A mid-March ground breaking has been scheduled for the Cayman Islands Youth Centre, the long-discussed youth remand facility to be located adjacent to Her Majesty’s Prison at Fairbanks for women.
According to the minutes of the 6 February meeting among Deputy Governor Franz Manderson and the governments’ chief officers, the Ministry of Community Affairs, Gender and Housing intends to hold the ceremony at 4pm, Thursday, 15 March. That is one day after the official opening of the “Therapeutic Community” at the Bonaventure Boys Home.
Separate youth, adult facilities
The government is taking advantage of the 2009 constitutional mandate to separate youth and adult offenders in order to overhaul the Islands’ system of handling juvenile offenders.
Once the youth remand facility is complete, the young male offenders will move there from Bonaventure. Young female offenders will move into Bonaventure, which is being renovated in order to accommodate a therapeutic approach to corrections modelled after the Missouri Youth Services Institute in the United States. In late August, the Central Planning Authority granted permission for the 21,000-square-foot youth remand facility, which at the time had an estimated construction cost of $8 million. Earlier budget predictions estimated the cost at $6 million, with $3 million allocated in the 2011-2012 budget for construction.
The prison system faces a November 2013 deadline to comply with standards in the Bill of Rights attached to the 2009 Constitution. Part of the plan involves complete separation of adult prisoners and those younger than 18. Currently, some juvenile male offenders are housed at Her Majesty’s Prison at Northward, and some adult male offenders are housed at Eagle House Juvenile Detention facility. Until the specialised youth remand facility is built, rehabilitative services are being provided at Bonaventure and Frances Bodden Girls Home.

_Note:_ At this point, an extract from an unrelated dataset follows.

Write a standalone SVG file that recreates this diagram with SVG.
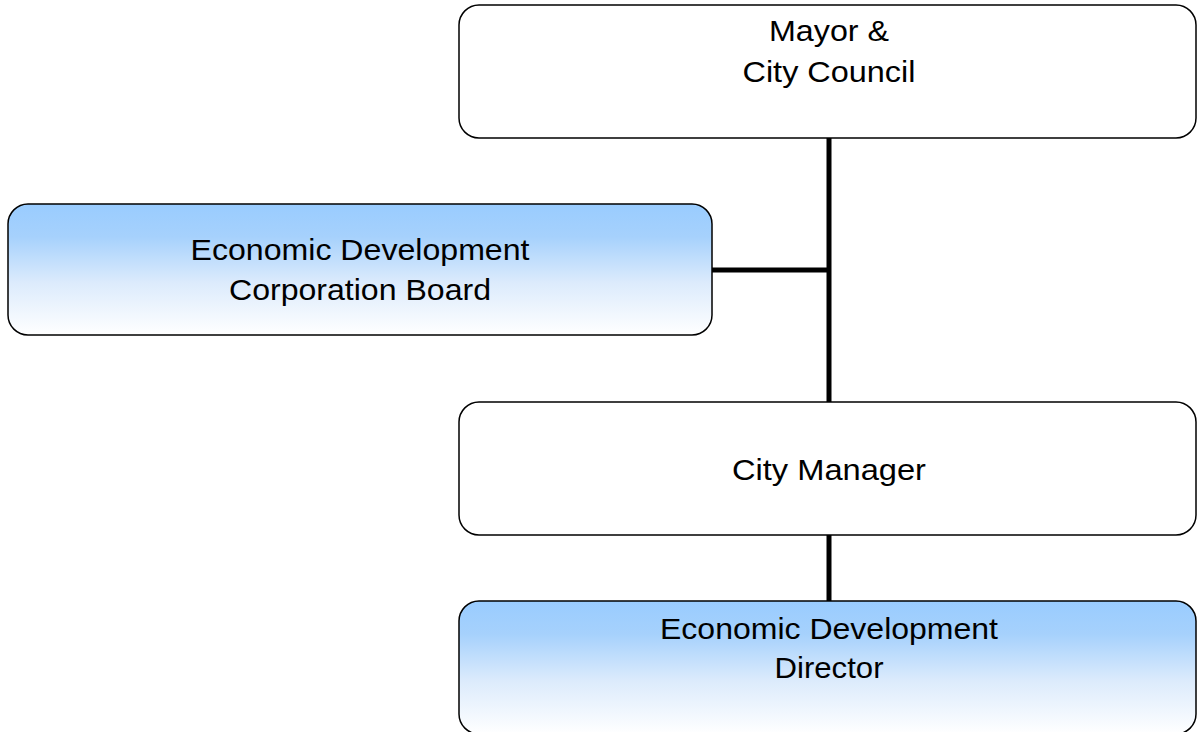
<svg xmlns="http://www.w3.org/2000/svg" width="1197" height="732" viewBox="0 0 1197 732">
<style>
.box{stroke:#000;stroke-width:1.5}
.w{fill:#fff}
.b{fill:url(#g)}
.t{font-family:"Liberation Sans",Arial,sans-serif;font-size:29px;fill:#000;text-anchor:middle}
.c{stroke:#000;stroke-width:5;fill:none}
</style>
<defs>
<linearGradient id="g" x1="0" y1="0" x2="0" y2="1">
<stop offset="0" stop-color="#99ccff"/>
<stop offset="0.25" stop-color="#a6d1fc"/>
<stop offset="0.6" stop-color="#dcebfc"/>
<stop offset="1" stop-color="#ffffff"/>
</linearGradient>
</defs>
<rect width="1197" height="732" fill="#fff"/>
<g id="connectors">
<line class="c" x1="829" y1="138" x2="829" y2="402"/>
<line class="c" x1="712" y1="270" x2="829" y2="270"/>
<line class="c" x1="829" y1="535" x2="829" y2="601"/>
</g>
<g id="mayor">
<rect class="box w" x="459" y="5" width="737" height="133" rx="20"/>
<text class="t" x="829" y="41" textLength="120" lengthAdjust="spacingAndGlyphs">Mayor &amp;</text>
<text class="t" x="829" y="82" textLength="173" lengthAdjust="spacingAndGlyphs">City Council</text>
</g>
<g id="edc-board">
<rect class="box b" x="8" y="204" width="704" height="131" rx="20"/>
<text class="t" x="360" y="260" textLength="339" lengthAdjust="spacingAndGlyphs">Economic Development</text>
<text class="t" x="360" y="300" textLength="262" lengthAdjust="spacingAndGlyphs">Corporation Board</text>
</g>
<g id="city-manager">
<rect class="box w" x="459" y="402" width="737" height="133" rx="20"/>
<text class="t" x="829" y="480" textLength="194" lengthAdjust="spacingAndGlyphs">City Manager</text>
</g>
<g id="ed-director">
<rect class="box b" x="459" y="601" width="737" height="133" rx="20"/>
<text class="t" x="829" y="639" textLength="338" lengthAdjust="spacingAndGlyphs">Economic Development</text>
<text class="t" x="829" y="678" textLength="109" lengthAdjust="spacingAndGlyphs">Director</text>
</g>
</svg>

According to the latest available data, there were 209 inmates at Northward, 17 per cent more than the certified national accommodation of 179 prisoners.
Site plans
The youth centre was originally proposed to be built on the eastern end of Grand Cayman, but Missouri consultants recommended that it instead be built in George Town, behind the Fairbanks prison. The site is also home to the Cayman Islands Immigration Detention Centre for illegally landed migrants, which has been deemed “uninhabitable” by the Cayman Islands Prisons Inspection Board. Because the building has been shuttered, the Immigration Department has set up temporary trailers on the site to house Cuban boat migrants who arrive in the Islands. Chief Immigration Officer Linda Evans recently said the Immigration Detention Centre has been out of commission since late 2008, there hasn’t been funding to repair it, and there won’t be funding for repairs during the next budget year. As of July 2011, the youth centre was slated to be built where the trailer park stood.
In January 2008, the Planning Authority rezoned the site from Institutional to Low Density Residential to accommodate a 78-lot low-cost housing programme subdivision, but that approval has expired, according to Planning Authority meeting minutes.